In the meantime though, there are definite signs of progress. The CBHRCs are becoming more embedded within the communities and the number of cases which they’re dealing with is increasing, as their awareness grows. And the connections between formal and informal justice systems are becoming stronger.
The progress which has been achieved so far should be understood within the context of the working conditions in Afghanistan. Although not always covered in the media, conflict continues throughout Afghanistan – Herat and Badghis are no exception. The biggest challenge this represents for the running of the project is safely accessing the villages where the CBHRCs operate. Tensions are compounded by the upcoming national elections. In conversations with Christian Aid staff on the ground, just 10% of Afghans are expected to vote, demonstrating a wider distrust, especially among the rural majority of the Kabul-based government.
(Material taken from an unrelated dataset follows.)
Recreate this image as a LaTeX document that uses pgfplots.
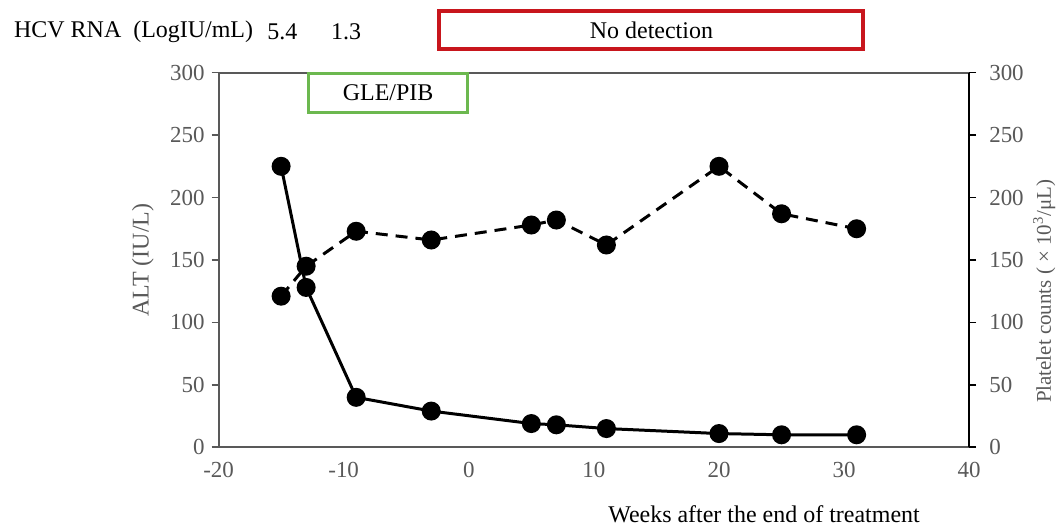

The progress that the project has achieved is made all the greater in light of this. The final year of the project will be critical to its success, as we build on the momentum which we have seen so far. In addition to the continued support of the CBHRCs, an important step which will be taken in the coming months will be to document and publicise a ‘legal workflow’, agreed between the formal and informal legal systems, defining how and when cases are dealt with by the respective systems.
£168,170 is required in order to fund the remaining activities. We welcome your continued support for this programme, enabling us to fulfil our commitment to our partners and beneficiaries and see this project through to its successful conclusion. For more information on the project or the funding needs, please speak with your dedicated contact in the Philanthropy team.
Longer term investment is required in order to sustain the change. We are therefore engaging with institutional donors, like EU, through specific commitment is yet to come.
But ultimately, on behalf of the men, women and children like Aneesa, whose lives have already been impacted by the Access to Justice project, we’d like to thank you again for making this work possible.